● What to work on
Start with the line that contains "Write a LaTeX" and end with the line that contains "de recultivare\\(refacere) a"; retype those lines and the ones between them exactly, without any pictures.
— Begin Material for the task —
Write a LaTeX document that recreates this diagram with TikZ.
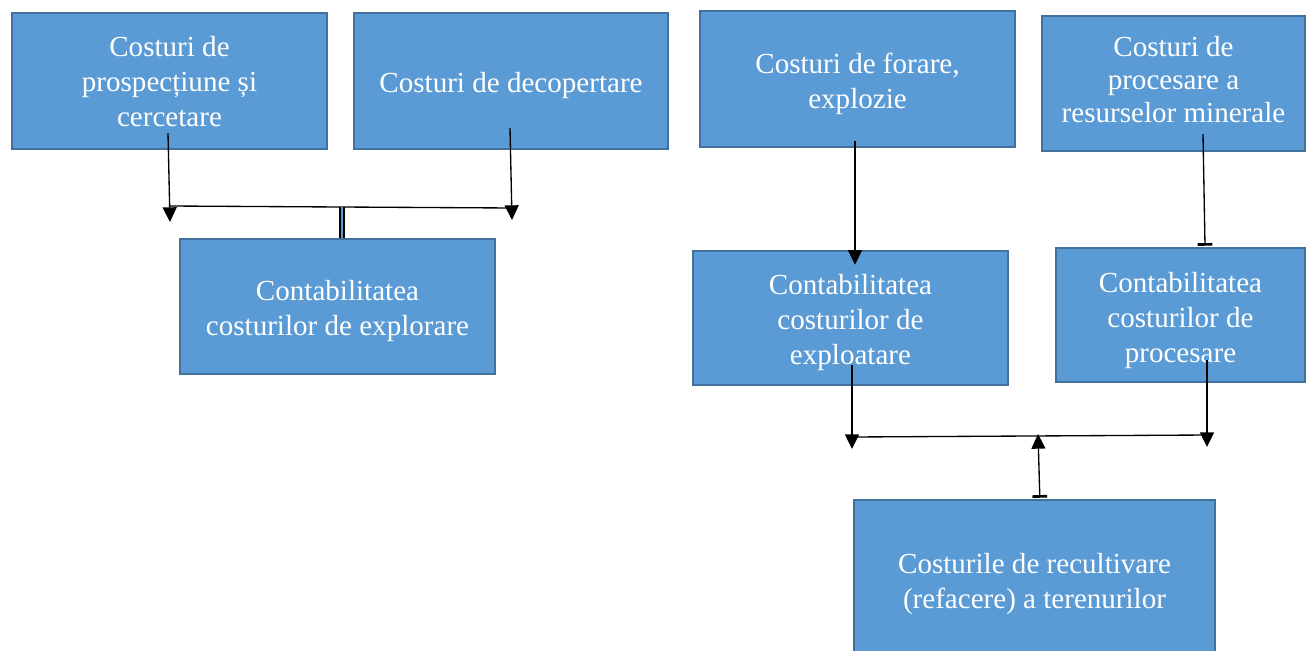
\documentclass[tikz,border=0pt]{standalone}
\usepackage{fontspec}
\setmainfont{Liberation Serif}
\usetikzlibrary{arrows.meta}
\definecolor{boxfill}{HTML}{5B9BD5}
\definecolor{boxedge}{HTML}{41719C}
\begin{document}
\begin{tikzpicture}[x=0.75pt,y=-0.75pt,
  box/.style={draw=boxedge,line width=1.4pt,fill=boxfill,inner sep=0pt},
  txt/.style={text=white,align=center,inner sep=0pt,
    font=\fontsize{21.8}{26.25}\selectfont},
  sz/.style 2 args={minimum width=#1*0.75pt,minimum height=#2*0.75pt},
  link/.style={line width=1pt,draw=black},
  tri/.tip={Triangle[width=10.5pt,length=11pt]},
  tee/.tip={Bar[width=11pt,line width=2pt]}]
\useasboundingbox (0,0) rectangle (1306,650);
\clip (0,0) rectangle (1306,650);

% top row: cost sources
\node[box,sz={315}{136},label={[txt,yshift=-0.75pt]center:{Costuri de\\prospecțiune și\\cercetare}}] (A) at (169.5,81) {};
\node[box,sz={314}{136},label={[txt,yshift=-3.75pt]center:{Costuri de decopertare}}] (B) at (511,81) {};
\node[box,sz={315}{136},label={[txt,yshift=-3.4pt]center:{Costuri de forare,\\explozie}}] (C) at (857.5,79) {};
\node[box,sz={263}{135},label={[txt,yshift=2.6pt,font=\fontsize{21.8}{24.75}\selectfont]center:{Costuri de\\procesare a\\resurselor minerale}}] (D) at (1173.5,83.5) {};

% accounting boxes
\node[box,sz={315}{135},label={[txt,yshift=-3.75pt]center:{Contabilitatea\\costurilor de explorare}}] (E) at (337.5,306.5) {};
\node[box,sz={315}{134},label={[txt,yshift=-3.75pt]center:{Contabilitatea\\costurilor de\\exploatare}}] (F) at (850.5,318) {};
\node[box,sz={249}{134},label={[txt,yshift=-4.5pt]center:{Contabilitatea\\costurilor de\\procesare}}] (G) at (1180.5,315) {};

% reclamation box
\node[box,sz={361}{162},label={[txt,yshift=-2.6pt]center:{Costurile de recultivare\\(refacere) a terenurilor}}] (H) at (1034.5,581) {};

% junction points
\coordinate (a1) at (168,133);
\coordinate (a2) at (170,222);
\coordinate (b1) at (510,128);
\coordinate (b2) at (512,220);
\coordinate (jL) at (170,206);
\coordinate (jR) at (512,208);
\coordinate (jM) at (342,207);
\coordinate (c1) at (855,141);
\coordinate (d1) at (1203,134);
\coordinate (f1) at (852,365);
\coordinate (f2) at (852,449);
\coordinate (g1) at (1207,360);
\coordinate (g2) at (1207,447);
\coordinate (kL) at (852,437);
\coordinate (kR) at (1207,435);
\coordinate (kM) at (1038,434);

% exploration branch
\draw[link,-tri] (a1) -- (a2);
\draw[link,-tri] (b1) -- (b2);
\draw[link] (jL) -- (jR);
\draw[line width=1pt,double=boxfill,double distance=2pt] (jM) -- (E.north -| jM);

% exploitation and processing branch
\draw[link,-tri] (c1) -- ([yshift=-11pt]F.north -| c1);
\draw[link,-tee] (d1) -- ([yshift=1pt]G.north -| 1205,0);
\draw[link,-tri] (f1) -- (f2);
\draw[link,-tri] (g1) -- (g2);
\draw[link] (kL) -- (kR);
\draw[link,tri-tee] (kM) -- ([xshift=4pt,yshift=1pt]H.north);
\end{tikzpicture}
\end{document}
— End Material for the task —
— Begin Material for the task —
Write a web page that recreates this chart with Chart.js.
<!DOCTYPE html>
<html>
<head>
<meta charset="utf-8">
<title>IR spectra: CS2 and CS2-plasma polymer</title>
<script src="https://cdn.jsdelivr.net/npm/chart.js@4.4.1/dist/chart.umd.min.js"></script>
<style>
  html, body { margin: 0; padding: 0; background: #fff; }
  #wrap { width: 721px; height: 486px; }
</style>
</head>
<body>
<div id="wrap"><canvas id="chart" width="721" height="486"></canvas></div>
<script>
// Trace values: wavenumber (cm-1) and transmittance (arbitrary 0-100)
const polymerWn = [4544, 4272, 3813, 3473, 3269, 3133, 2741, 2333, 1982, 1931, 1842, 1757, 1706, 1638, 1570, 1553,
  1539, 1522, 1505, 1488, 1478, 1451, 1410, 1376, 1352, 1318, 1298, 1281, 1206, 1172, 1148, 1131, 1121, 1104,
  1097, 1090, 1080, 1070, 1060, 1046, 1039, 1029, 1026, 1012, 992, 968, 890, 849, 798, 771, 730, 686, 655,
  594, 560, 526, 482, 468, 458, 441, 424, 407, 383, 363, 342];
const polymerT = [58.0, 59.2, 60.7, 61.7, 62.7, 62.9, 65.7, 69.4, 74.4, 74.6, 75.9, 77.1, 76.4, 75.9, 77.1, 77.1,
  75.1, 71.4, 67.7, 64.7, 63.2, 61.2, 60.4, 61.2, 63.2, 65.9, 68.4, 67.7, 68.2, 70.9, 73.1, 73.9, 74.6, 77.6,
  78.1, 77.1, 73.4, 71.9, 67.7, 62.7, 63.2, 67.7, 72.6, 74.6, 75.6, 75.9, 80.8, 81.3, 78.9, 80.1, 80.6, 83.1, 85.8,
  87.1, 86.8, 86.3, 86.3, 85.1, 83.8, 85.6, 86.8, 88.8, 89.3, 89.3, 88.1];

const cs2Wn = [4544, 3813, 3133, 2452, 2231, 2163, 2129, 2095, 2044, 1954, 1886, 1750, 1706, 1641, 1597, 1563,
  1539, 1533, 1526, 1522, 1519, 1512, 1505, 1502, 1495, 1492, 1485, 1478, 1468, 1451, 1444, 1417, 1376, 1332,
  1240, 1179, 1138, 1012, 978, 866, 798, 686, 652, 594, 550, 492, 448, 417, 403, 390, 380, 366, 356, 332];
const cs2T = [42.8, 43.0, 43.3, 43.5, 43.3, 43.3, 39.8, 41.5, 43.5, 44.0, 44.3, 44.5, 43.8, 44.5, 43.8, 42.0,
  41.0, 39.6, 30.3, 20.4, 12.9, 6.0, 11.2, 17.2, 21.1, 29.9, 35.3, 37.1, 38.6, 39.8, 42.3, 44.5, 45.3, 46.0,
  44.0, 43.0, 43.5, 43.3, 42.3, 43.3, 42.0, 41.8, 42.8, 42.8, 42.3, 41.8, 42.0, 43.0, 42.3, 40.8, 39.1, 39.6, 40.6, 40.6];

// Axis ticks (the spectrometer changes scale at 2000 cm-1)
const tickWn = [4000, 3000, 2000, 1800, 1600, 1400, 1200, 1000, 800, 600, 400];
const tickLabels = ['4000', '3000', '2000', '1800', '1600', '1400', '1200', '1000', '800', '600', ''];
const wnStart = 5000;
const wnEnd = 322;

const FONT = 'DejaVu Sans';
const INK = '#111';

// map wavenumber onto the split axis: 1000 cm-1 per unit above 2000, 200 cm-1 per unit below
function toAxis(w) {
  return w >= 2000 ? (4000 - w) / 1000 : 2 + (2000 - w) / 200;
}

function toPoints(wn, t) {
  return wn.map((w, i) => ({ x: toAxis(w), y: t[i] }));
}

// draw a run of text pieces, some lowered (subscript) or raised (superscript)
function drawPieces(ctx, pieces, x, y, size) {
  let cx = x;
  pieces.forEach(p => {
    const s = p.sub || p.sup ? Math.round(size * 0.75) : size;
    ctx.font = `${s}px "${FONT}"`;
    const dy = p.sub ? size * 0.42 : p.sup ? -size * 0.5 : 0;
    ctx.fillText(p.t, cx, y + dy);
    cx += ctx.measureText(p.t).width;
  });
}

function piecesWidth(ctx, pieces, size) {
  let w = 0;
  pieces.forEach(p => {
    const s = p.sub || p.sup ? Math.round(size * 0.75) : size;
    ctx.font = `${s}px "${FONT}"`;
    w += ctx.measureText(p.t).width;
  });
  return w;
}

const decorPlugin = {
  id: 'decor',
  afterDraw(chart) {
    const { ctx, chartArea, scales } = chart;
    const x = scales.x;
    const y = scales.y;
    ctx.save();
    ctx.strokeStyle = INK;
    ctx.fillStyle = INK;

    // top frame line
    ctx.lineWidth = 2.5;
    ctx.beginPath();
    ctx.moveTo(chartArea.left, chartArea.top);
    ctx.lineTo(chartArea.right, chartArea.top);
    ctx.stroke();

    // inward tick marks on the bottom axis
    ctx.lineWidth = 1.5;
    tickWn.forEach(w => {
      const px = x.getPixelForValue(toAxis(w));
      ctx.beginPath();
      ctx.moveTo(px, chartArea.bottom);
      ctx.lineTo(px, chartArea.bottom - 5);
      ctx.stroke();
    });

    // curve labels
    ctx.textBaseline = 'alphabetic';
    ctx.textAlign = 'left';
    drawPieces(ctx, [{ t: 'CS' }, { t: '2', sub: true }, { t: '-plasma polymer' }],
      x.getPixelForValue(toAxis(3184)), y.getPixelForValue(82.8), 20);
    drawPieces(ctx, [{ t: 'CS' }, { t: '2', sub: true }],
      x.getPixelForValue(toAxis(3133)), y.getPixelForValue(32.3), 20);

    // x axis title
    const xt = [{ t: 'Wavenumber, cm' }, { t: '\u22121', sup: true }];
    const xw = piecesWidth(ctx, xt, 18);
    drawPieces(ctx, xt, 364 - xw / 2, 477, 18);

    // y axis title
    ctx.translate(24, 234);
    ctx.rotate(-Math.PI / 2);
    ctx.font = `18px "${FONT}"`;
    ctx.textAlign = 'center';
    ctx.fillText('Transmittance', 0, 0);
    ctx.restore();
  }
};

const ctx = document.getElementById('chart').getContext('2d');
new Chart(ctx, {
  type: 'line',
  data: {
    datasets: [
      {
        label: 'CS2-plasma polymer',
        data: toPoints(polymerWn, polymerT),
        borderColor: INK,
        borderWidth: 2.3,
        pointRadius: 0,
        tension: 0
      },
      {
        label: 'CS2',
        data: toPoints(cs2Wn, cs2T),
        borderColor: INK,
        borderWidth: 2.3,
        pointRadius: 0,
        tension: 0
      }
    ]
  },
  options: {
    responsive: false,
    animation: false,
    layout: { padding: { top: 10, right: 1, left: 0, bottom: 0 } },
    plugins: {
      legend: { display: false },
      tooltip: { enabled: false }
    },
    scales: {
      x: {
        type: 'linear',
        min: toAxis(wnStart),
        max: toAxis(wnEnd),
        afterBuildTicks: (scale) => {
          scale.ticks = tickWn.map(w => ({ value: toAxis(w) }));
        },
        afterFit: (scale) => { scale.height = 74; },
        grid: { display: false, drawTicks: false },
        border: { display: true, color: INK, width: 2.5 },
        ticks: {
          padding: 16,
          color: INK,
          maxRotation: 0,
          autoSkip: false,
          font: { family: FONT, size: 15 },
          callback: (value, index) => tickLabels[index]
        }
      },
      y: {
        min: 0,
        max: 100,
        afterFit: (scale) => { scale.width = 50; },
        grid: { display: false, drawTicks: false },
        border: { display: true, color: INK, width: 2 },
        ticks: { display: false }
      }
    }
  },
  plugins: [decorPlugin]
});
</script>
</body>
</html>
— End Material for the task —
● Answer to the exercise
Write a LaTeX document that recreates this diagram with TikZ.
\documentclass[tikz,border=0pt]{standalone}
\usepackage{fontspec}
\setmainfont{Liberation Serif}
\usetikzlibrary{arrows.meta}
\definecolor{boxfill}{HTML}{5B9BD5}
\definecolor{boxedge}{HTML}{41719C}
\begin{document}
\begin{tikzpicture}[x=0.75pt,y=-0.75pt,
  box/.style={draw=boxedge,line width=1.4pt,fill=boxfill,inner sep=0pt},
  txt/.style={text=white,align=center,inner sep=0pt,
    font=\fontsize{21.8}{26.25}\selectfont},
  sz/.style 2 args={minimum width=#1*0.75pt,minimum height=#2*0.75pt},
  link/.style={line width=1pt,draw=black},
  tri/.tip={Triangle[width=10.5pt,length=11pt]},
  tee/.tip={Bar[width=11pt,line width=2pt]}]
\useasboundingbox (0,0) rectangle (1306,650);
\clip (0,0) rectangle (1306,650);

% top row: cost sources
\node[box,sz={315}{136},label={[txt,yshift=-0.75pt]center:{Costuri de\\prospecțiune și\\cercetare}}] (A) at (169.5,81) {};
\node[box,sz={314}{136},label={[txt,yshift=-3.75pt]center:{Costuri de decopertare}}] (B) at (511,81) {};
\node[box,sz={315}{136},label={[txt,yshift=-3.4pt]center:{Costuri de forare,\\explozie}}] (C) at (857.5,79) {};
\node[box,sz={263}{135},label={[txt,yshift=2.6pt,font=\fontsize{21.8}{24.75}\selectfont]center:{Costuri de\\procesare a\\resurselor minerale}}] (D) at (1173.5,83.5) {};

% accounting boxes
\node[box,sz={315}{135},label={[txt,yshift=-3.75pt]center:{Contabilitatea\\costurilor de explorare}}] (E) at (337.5,306.5) {};
\node[box,sz={315}{134},label={[txt,yshift=-3.75pt]center:{Contabilitatea\\costurilor de\\exploatare}}] (F) at (850.5,318) {};
\node[box,sz={249}{134},label={[txt,yshift=-4.5pt]center:{Contabilitatea\\costurilor de\\procesare}}] (G) at (1180.5,315) {};

% reclamation box
\node[box,sz={361}{162},label={[txt,yshift=-2.6pt]center:{Costurile de recultivare\\(refacere) a terenurilor}}] (H) at (1034.5,581) {};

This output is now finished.